2) Dasom Lee and David Hess. Regulations for On-Road Testing of Connected and Automated Vehicles: Assessing the Potential for Global Safety Harmonization. Transportation Research A: Policy and Planning 136:85-98. doi.org/10.1016/j.tra.2020.03.026
Assignment 3 due before class: 200-plus-word summary of the reading. 

Monday, Mar 1: Driver Control, Traffic Control, and Traffic Stability.
Summary of research: presentation by Prof. Dan Work. Please review the web site “Work Research Group” at https://lab-work.github.io/.
Assignment 4 due before class: View multiple pages and documents (at least 12) and write up a summary of what you have learned.

Monday, Mar 8: Autonomy and Safe Artificial Intelligence: Submarine Vehicles.
Part 1. Presentation by Professor Gabor Karsai.
Part 2. Discussion of reading: Brutzman, D., Davis, D., Lucas Jr, G. and McGhee, R., 2013. Run-time ethics checking for autonomous unmanned vehicles: Developing a practical approach. In Proceedings of the 18th International Symposium on Unmanned Untethered Submersible Technology (UUST), Portsmouth, New Hampshire.
Assignment 5 due before class: 200-plus-word summary of the reading.

Monday, Mar 15: Security, Adaptive Cruise Control, Traffic Lights, and Dynamic Routing. 
Part 1. Summary of research: presentation by Professor Xenofon Koutsoukos.
Part 2: Demonstration of the simulation project.  Reading: Koutsoukos, X., Karsai, G., Laszka, A., Neema, H., Potteiger, B., Volgyesi, P., Vorobeychik, Y. and Sztipanovits, J., 2018. SURE: A modeling and simulation integration platform for evaluation of secure and resilient cyber–physical systems. Proceedings of the IEEE, 106(1), pp.93-112.
Assignment 6 due before class: 200-plus-word review of the reading.

Monday, March 22: Can the study of ride-sharing be used to predict the effects of CAVs on cities?
An analysis of ride-sharing and equity. The class will also include a discussion of survey results.  Dr. Rachel McKane, postdoctoral fellow.

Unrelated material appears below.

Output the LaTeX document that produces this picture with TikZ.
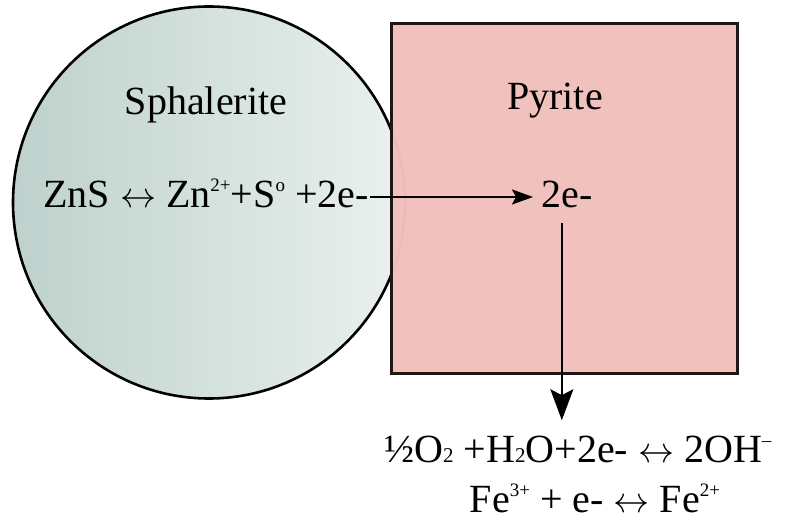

Readings TBA.
Assignment 7 due before class: 200-plus-word summary of the reading.

Monday, March 29: Unmanned Aerial Vehicles: Societal Issues.
Assignment 8 due by Sunday at noon:
Email a powerpoint slide to Katie Dey by Sunday at noon. In the slide summarize one societal dimension of drones (safety, security, privacy, equity, sustainability). There are numerous examples to find, including gin readings posted on the project web site. In this class, we will have you make a short (3 minute) summary. Do this as a set of powerpoint slides, then upload to Brightspace by 6pm Sunday night. There will also be a short presentation on the regulation of drones by Dr. Dasom Lee. Possible readings are here: https://cps-vo.org/node/42799/browser?target_term=35186. We’ll have a sign-up sheet for you so that you don’t duplicate another student’s presentation. 

Monday, April 5: Introduction to the electricity grid, the smart grid, distributed energy, and demand management,
by David Hess.
 
Reading:
1) Hess and Lee, Energy Decentralization in California and New York: Value Conflicts in the Politics of Shared Solar and Community Choice. Renewable and Sustainable Energy Reviews.  
2) Lee, Dasom, David J. Hess, and Himanshu Neema. 2020. The Challenges of Implementing Transactive Energy: A Comparative Analysis of Experimental Projects. The Electricity Journal 33(10): 106865. https://www.sciencedirect.com/science/article/pii/S1040619020301573.
Assignment 9 due before class: 200-plus-word review of the readings.

Monday, April 12: Transactive energy project summary, Prof. Himanshu Neema.
Reading:
1) Kok, K. and Widergren, S., 2016. A society of devices: Integrating intelligent distributed resources with transactive energy. IEEE Power and Energy Magazine, 14(3), pp.34-45.
2) Neema, H., Sztipanovits, J., Hess, D.J. and Lee, D., 2020, April. TE-SAT: Transactive Energy Simulation and Analysis Toolsuite. In 2020 IEEE Workshop on Design Automation for CPS and IoT (DESTION) (pp. 19-20). IEEE.
Assignment 10 due before class: 200-plus-word review of the two readings.

Monday, April 19: Presentations by students.  
Upload slides to the course site in powerpoint so that they are available for presentation. This is a five-minute presentation and a short review of one article on a social or human factor issue as it relates to transactive energy, connected and autonomous vehicles, or unmanned aerial vehicles. You may want to look at one of the policy documents or other articles on the project web site. Discuss what the social or human factor issue is, what software design challenges are faced, and what some possible solutions are. Do not cover the same topic as in your slides for drones.
Assignment 11 due by noon on Sunday: upload the powerpoint by noon on Sunday.  You must complete this assignment to pass the class.

Monday, April 26: Presentations continued.